#### Problem
Retype only what runs from the first line of the records to the line with "fig = go.Figure()", inclusive, and no pictures.

#### Material supplied

☆ ☆ ☆ ☆ ☆ ☆ ☆

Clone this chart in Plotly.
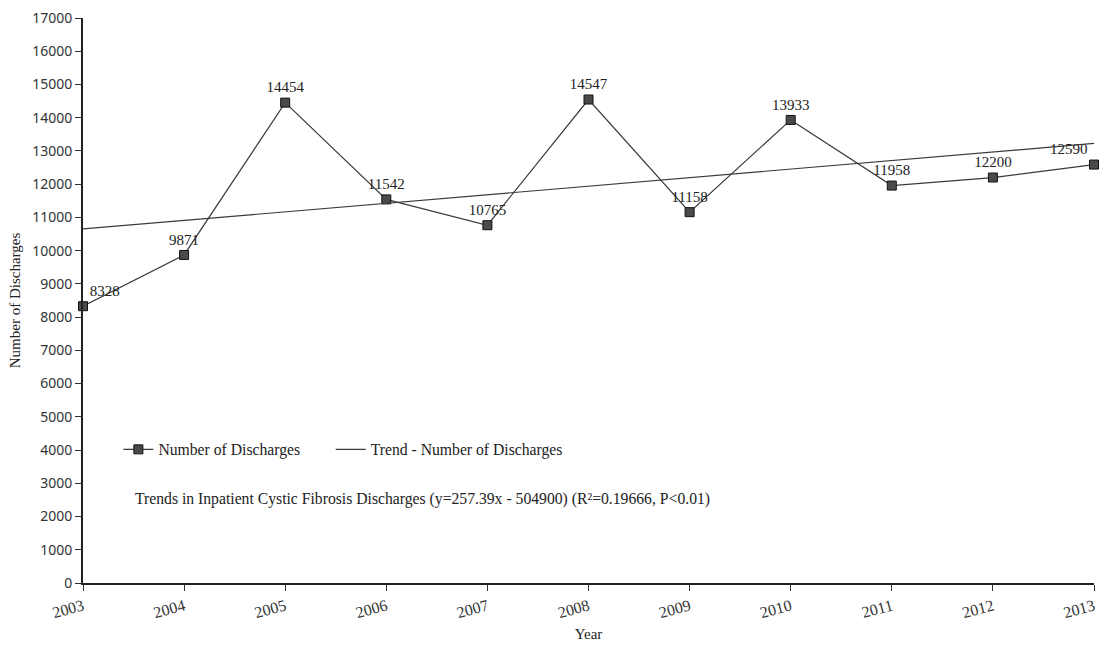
import plotly.graph_objects as go

# Annual inpatient cystic fibrosis discharges
years = [2003, 2004, 2005, 2006, 2007, 2008, 2009, 2010, 2011, 2012, 2013]
discharges = [8328, 9871, 14454, 11542, 10765, 14547, 11158, 13933, 11958, 12200, 12590]

# Linear trend coefficients: y = slope * year + intercept
trend_slope = 257.39
trend_intercept = -504900
trend_values = [trend_slope * yr + trend_intercept for yr in years]

y_ticks = list(range(0, 17001, 1000))
y_tick_labels = [str(v) for v in y_ticks]

label_positions = ["top right"] + ["top center"] * (len(years) - 2) + ["top left"]

serif = "Liberation Serif, Times New Roman, serif"
sans = "Noto Sans, Open Sans, sans-serif"

fig = go.Figure()

fig.add_trace(go.Scatter(
    x=years, y=discharges,
    mode="lines+markers+text",
    name="Number of Discharges",
    line=dict(color="#3a3a3a", width=1.2),
    marker=dict(symbol="square", size=9, color="#4a4a4a",
                line=dict(color="#111111", width=1)),
    text=[str(v) for v in discharges],
    textposition=label_positions,
    textfont=dict(family=serif, size=15, color="#222222"),
    cliponaxis=False,
    legend="legend",
))

fig.add_trace(go.Scatter(
    x=years, y=trend_values,
    mode="lines",
    name="Trend - Number of Discharges",
    line=dict(color="#3a3a3a", width=1.2),
    cliponaxis=False,
    legend="legend2",
))

legend_font = dict(family=serif, size=15.7, color="#222222")

fig.update_layout(
    width=1105, height=648,
    margin=dict(l=83, r=8, t=15, b=60),
    paper_bgcolor="white",
    plot_bgcolor="white",
    showlegend=True,
    legend=dict(
        orientation="h",
        x=0.035, y=0.236, xanchor="left", yanchor="middle",
        font=legend_font,
        bgcolor="rgba(0,0,0,0)",
    ),
    legend2=dict(
        orientation="h",
        x=0.245, y=0.236, xanchor="left", yanchor="middle",
        font=legend_font,
        bgcolor="rgba(0,0,0,0)",
    ),
    annotations=[dict(
        text="Trends in Inpatient Cystic Fibrosis Discharges (y=257.39x - 504900) (R²=0.19666, P<0.01)",
        xref="paper", yref="paper",
        x=0.0495, y=0.148, xanchor="left", yanchor="middle",
        showarrow=False,
        font=dict(family=serif, size=15.7, color="#222222"),
    )],
)

fig.update_xaxes(
    range=[2003, 2013],
    tickmode="array", tickvals=years, ticktext=[str(y) for y in years],
    tickangle=-15,
    ticks="outside", ticklen=6, tickwidth=1, tickcolor="#333333",
    showline=True, linecolor="#222222", linewidth=2,
    showgrid=False, zeroline=False,
    tickfont=dict(family=serif, size=16, color="#333333"),
    title=dict(text="Year", font=dict(family=serif, size=15, color="#222222"), standoff=8),
)

fig.update_yaxes(
    range=[0, 17000],
    tickmode="array", tickvals=y_ticks, ticktext=y_tick_labels,
    ticks="outside", ticklen=6, tickwidth=1, tickcolor="#333333",
    showline=True, linecolor="#222222", linewidth=2,
    showgrid=False, zeroline=False,
    tickfont=dict(family=sans, size=14, color="#333333"),
    title=dict(text="Number of Discharges", font=dict(family=serif, size=15, color="#222222"), standoff=8),
)

fig.write_html("out.html")
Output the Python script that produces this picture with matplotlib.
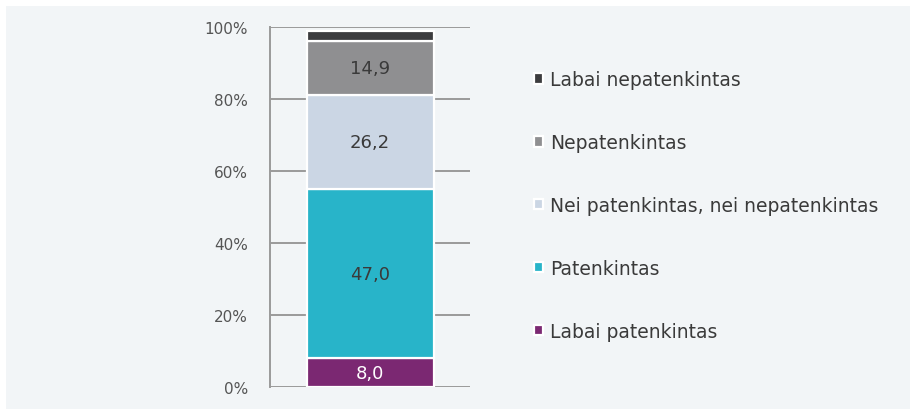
import matplotlib.pyplot as plt
from matplotlib.patches import Rectangle

# duomenys
categories = ["Labai patenkintas", "Patenkintas", "Nei patenkintas, nei nepatenkintas",
              "Nepatenkintas", "Labai nepatenkintas"]
values = [8.0, 47.0, 26.2, 14.9, 2.8]
labels = ["8,0", "47,0", "26,2", "14,9", ""]
colors = ["#7b2872", "#28b4c9", "#cbd6e4", "#8f8f91", "#3c3c3e"]
label_colors = ["white", "#3a3a3a", "#3a3a3a", "#3a3a3a", "#3a3a3a"]
yticks = [0, 20, 40, 60, 80, 100]

fig = plt.figure(figsize=(9.1, 4.1), dpi=100, facecolor="white")
bg = Rectangle((6 / 910, 0), 1, (410 - 7) / 410, transform=fig.transFigure,
               facecolor="#f2f5f7", edgecolor="none", zorder=-10)
fig.add_artist(bg)

ax = fig.add_axes([270 / 910, 22 / 410, 200 / 910, 360 / 410])
ax.set_facecolor("none")

bottom = 0
bars = []
for v, c, lab, lc in zip(values, colors, labels, label_colors):
    b = ax.bar(0, v, bottom=bottom, width=0.635, color=c, edgecolor="white",
               linewidth=1.6, zorder=3)
    bars.append(b)
    if lab:
        ax.text(0, bottom + v / 2, lab, ha="center", va="center", fontsize=13,
                color=lc, zorder=4)
    bottom += v

ax.set_xlim(-0.5, 0.5)
ax.set_ylim(0, 100)
ax.set_yticks(yticks)
ax.set_yticklabels([f"{t}%" for t in yticks], fontsize=11, color="#555555")
ax.set_xticks([])
ax.tick_params(axis="y", length=0, pad=16)
ax.yaxis.grid(True, color="#9a9a9a", linewidth=1.4, zorder=1)
ax.set_axisbelow(True)
for s in ["top", "right", "bottom"]:
    ax.spines[s].set_visible(False)
ax.spines["left"].set_color("#9a9a9a")
ax.spines["left"].set_linewidth(1.4)

leg = ax.legend([b[0] for b in bars[::-1]], categories[::-1], loc="upper left",
                bbox_to_anchor=(534 / 910, (410 - 71) / 410), bbox_transform=fig.transFigure,
                frameon=False, fontsize=13.5, handlelength=0.5, handleheight=0.5,
                handletextpad=0.37, labelspacing=2.34, borderpad=0, borderaxespad=0)
for t in leg.get_texts():
    t.set_color("#3a3a3a")

fig.savefig("out.png", dpi=100, facecolor="white")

☆ ☆ ☆ ☆ ☆ ☆ ☆

#### Correct result
Clone this chart in Plotly.
import plotly.graph_objects as go

# Annual inpatient cystic fibrosis discharges
years = [2003, 2004, 2005, 2006, 2007, 2008, 2009, 2010, 2011, 2012, 2013]
discharges = [8328, 9871, 14454, 11542, 10765, 14547, 11158, 13933, 11958, 12200, 12590]

# Linear trend coefficients: y = slope * year + intercept
trend_slope = 257.39
trend_intercept = -504900
trend_values = [trend_slope * yr + trend_intercept for yr in years]

y_ticks = list(range(0, 17001, 1000))
y_tick_labels = [str(v) for v in y_ticks]

label_positions = ["top right"] + ["top center"] * (len(years) - 2) + ["top left"]

serif = "Liberation Serif, Times New Roman, serif"
sans = "Noto Sans, Open Sans, sans-serif"

fig = go.Figure()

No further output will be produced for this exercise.